═════ Dataset extract ═════

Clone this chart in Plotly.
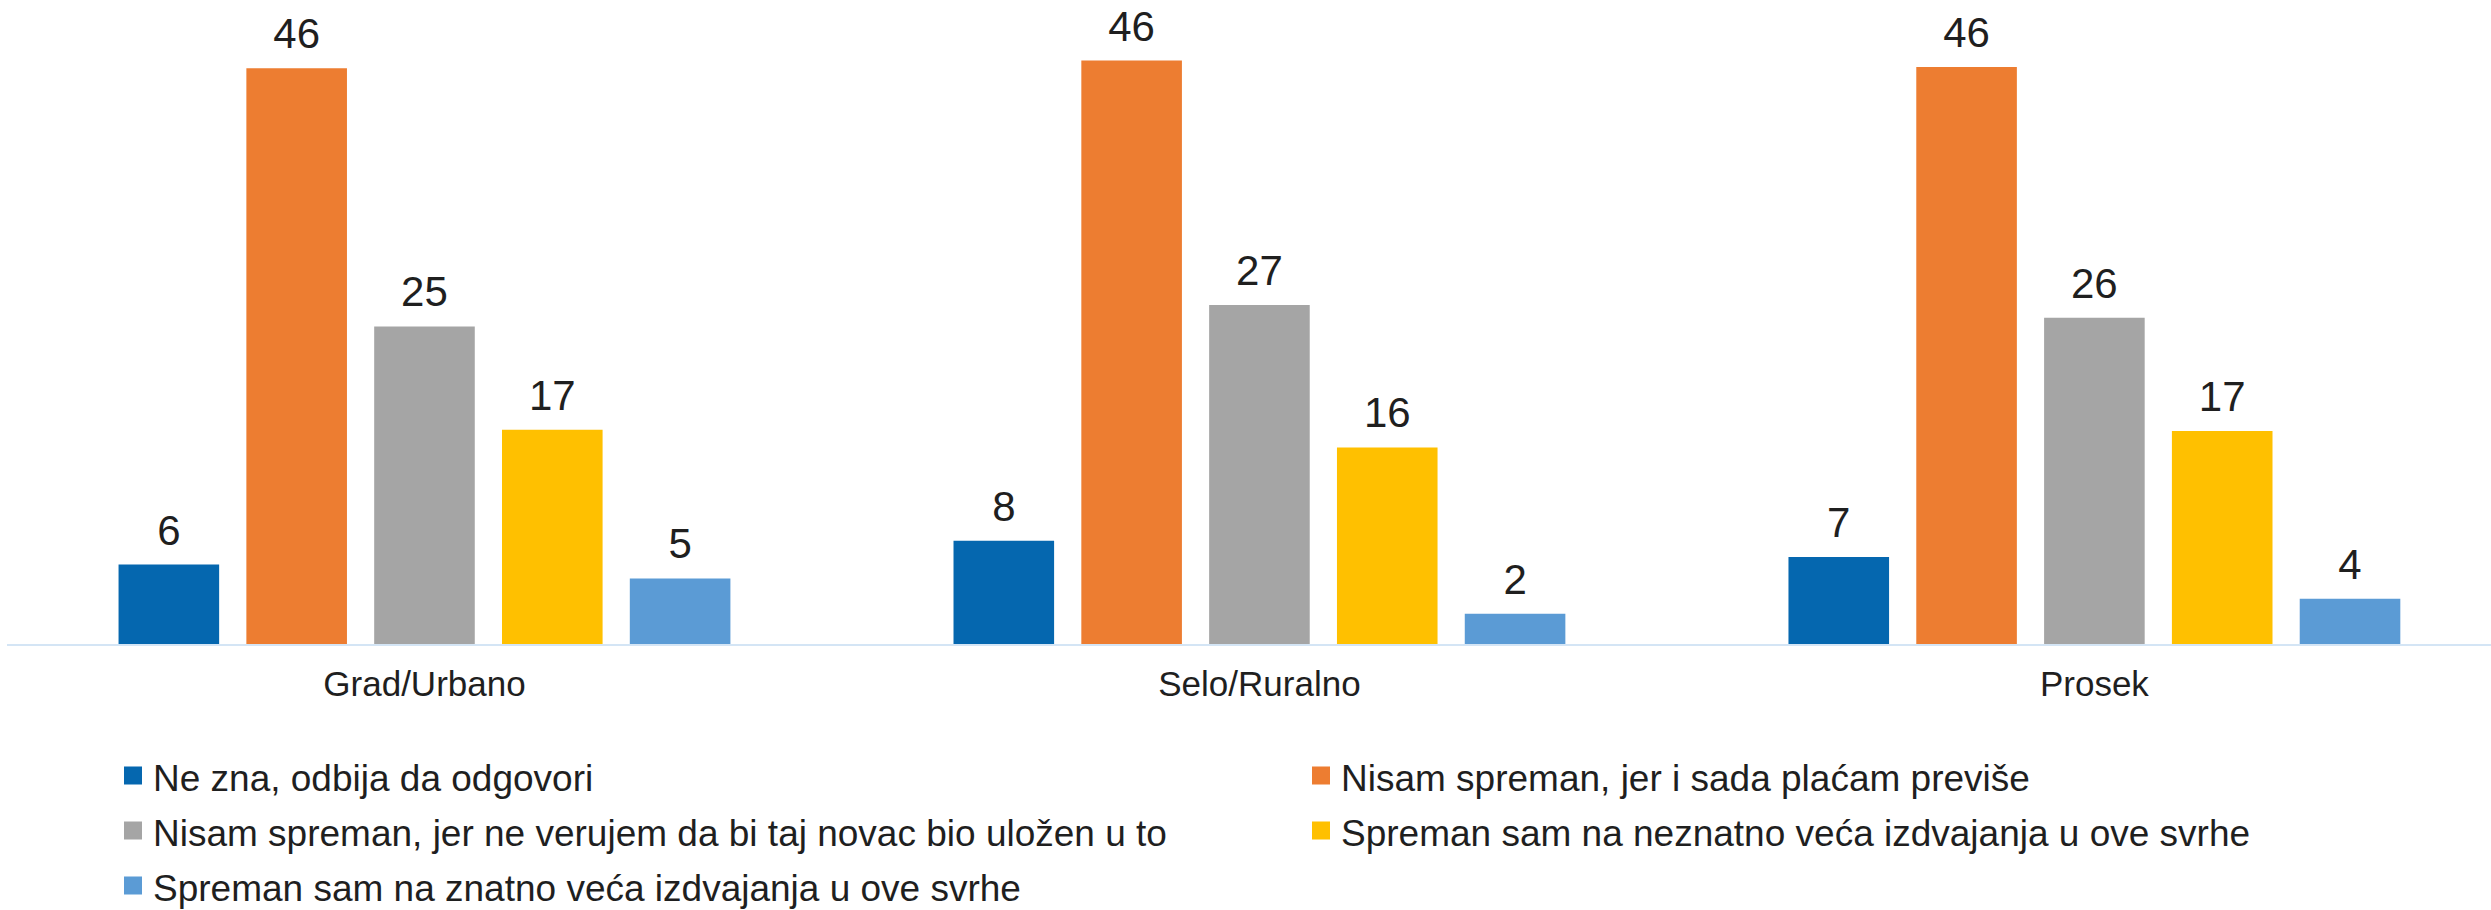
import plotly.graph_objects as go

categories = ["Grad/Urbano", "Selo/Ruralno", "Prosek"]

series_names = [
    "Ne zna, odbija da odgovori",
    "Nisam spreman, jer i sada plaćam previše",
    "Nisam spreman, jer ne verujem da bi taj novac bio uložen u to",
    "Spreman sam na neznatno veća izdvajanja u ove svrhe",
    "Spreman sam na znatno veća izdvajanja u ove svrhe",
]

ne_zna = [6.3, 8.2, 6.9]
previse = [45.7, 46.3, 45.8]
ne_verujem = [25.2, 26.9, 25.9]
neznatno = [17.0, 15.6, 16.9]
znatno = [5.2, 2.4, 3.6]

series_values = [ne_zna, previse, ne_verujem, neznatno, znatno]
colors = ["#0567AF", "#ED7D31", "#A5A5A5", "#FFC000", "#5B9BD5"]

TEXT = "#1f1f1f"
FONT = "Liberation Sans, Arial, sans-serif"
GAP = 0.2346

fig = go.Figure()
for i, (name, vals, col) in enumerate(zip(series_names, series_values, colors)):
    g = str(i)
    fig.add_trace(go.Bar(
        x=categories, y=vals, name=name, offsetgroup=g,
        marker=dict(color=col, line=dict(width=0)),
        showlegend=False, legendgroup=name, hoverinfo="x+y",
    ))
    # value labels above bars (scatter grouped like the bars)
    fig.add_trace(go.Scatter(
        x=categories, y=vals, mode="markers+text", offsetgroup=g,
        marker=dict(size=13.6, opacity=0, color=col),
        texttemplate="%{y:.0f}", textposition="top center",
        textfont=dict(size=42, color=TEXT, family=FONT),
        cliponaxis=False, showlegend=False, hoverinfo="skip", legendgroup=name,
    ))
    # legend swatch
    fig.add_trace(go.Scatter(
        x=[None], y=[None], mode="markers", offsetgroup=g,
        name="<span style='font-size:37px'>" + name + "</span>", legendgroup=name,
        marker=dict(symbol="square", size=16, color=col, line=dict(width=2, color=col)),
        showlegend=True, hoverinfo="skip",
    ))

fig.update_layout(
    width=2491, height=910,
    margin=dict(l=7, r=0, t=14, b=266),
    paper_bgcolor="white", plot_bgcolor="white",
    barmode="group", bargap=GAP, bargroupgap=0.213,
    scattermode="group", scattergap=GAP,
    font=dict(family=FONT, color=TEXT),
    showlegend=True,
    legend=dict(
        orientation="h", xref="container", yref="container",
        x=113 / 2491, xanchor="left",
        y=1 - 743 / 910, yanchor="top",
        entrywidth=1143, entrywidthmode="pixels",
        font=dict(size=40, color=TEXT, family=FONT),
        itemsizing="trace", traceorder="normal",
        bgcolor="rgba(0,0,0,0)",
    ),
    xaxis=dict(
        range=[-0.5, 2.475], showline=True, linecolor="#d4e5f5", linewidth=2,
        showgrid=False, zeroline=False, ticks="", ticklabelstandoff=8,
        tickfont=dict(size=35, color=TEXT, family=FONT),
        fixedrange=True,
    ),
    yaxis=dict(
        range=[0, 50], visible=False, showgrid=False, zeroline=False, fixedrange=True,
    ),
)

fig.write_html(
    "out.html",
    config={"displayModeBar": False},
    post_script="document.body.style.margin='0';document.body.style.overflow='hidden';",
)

═════

▸ **Task instructions**
Write out each line of the data exactly; the images should be left out.

▸ **Result of this exercise**
Clone this chart in Plotly.
import plotly.graph_objects as go

categories = ["Grad/Urbano", "Selo/Ruralno", "Prosek"]

series_names = [
    "Ne zna, odbija da odgovori",
    "Nisam spreman, jer i sada plaćam previše",
    "Nisam spreman, jer ne verujem da bi taj novac bio uložen u to",
    "Spreman sam na neznatno veća izdvajanja u ove svrhe",
    "Spreman sam na znatno veća izdvajanja u ove svrhe",
]

ne_zna = [6.3, 8.2, 6.9]
previse = [45.7, 46.3, 45.8]
ne_verujem = [25.2, 26.9, 25.9]
neznatno = [17.0, 15.6, 16.9]
znatno = [5.2, 2.4, 3.6]

series_values = [ne_zna, previse, ne_verujem, neznatno, znatno]
colors = ["#0567AF", "#ED7D31", "#A5A5A5", "#FFC000", "#5B9BD5"]

TEXT = "#1f1f1f"
FONT = "Liberation Sans, Arial, sans-serif"
GAP = 0.2346

fig = go.Figure()
for i, (name, vals, col) in enumerate(zip(series_names, series_values, colors)):
    g = str(i)
    fig.add_trace(go.Bar(
        x=categories, y=vals, name=name, offsetgroup=g,
        marker=dict(color=col, line=dict(width=0)),
        showlegend=False, legendgroup=name, hoverinfo="x+y",
    ))
    # value labels above bars (scatter grouped like the bars)
    fig.add_trace(go.Scatter(
        x=categories, y=vals, mode="markers+text", offsetgroup=g,
        marker=dict(size=13.6, opacity=0, color=col),
        texttemplate="%{y:.0f}", textposition="top center",
        textfont=dict(size=42, color=TEXT, family=FONT),
        cliponaxis=False, showlegend=False, hoverinfo="skip", legendgroup=name,
    ))
    # legend swatch
    fig.add_trace(go.Scatter(
        x=[None], y=[None], mode="markers", offsetgroup=g,
        name="<span style='font-size:37px'>" + name + "</span>", legendgroup=name,
        marker=dict(symbol="square", size=16, color=col, line=dict(width=2, color=col)),
        showlegend=True, hoverinfo="skip",
    ))

fig.update_layout(
    width=2491, height=910,
    margin=dict(l=7, r=0, t=14, b=266),
    paper_bgcolor="white", plot_bgcolor="white",
    barmode="group", bargap=GAP, bargroupgap=0.213,
    scattermode="group", scattergap=GAP,
    font=dict(family=FONT, color=TEXT),
    showlegend=True,
    legend=dict(
        orientation="h", xref="container", yref="container",
        x=113 / 2491, xanchor="left",
        y=1 - 743 / 910, yanchor="top",
        entrywidth=1143, entrywidthmode="pixels",
        font=dict(size=40, color=TEXT, family=FONT),
        itemsizing="trace", traceorder="normal",
        bgcolor="rgba(0,0,0,0)",
    ),
    xaxis=dict(
        range=[-0.5, 2.475], showline=True, linecolor="#d4e5f5", linewidth=2,
        showgrid=False, zeroline=False, ticks="", ticklabelstandoff=8,
        tickfont=dict(size=35, color=TEXT, family=FONT),
        fixedrange=True,
    ),
    yaxis=dict(
        range=[0, 50], visible=False, showgrid=False, zeroline=False, fixedrange=True,
    ),
)

fig.write_html(
    "out.html",
    config={"displayModeBar": False},
    post_script="document.body.style.margin='0';document.body.style.overflow='hidden';",
)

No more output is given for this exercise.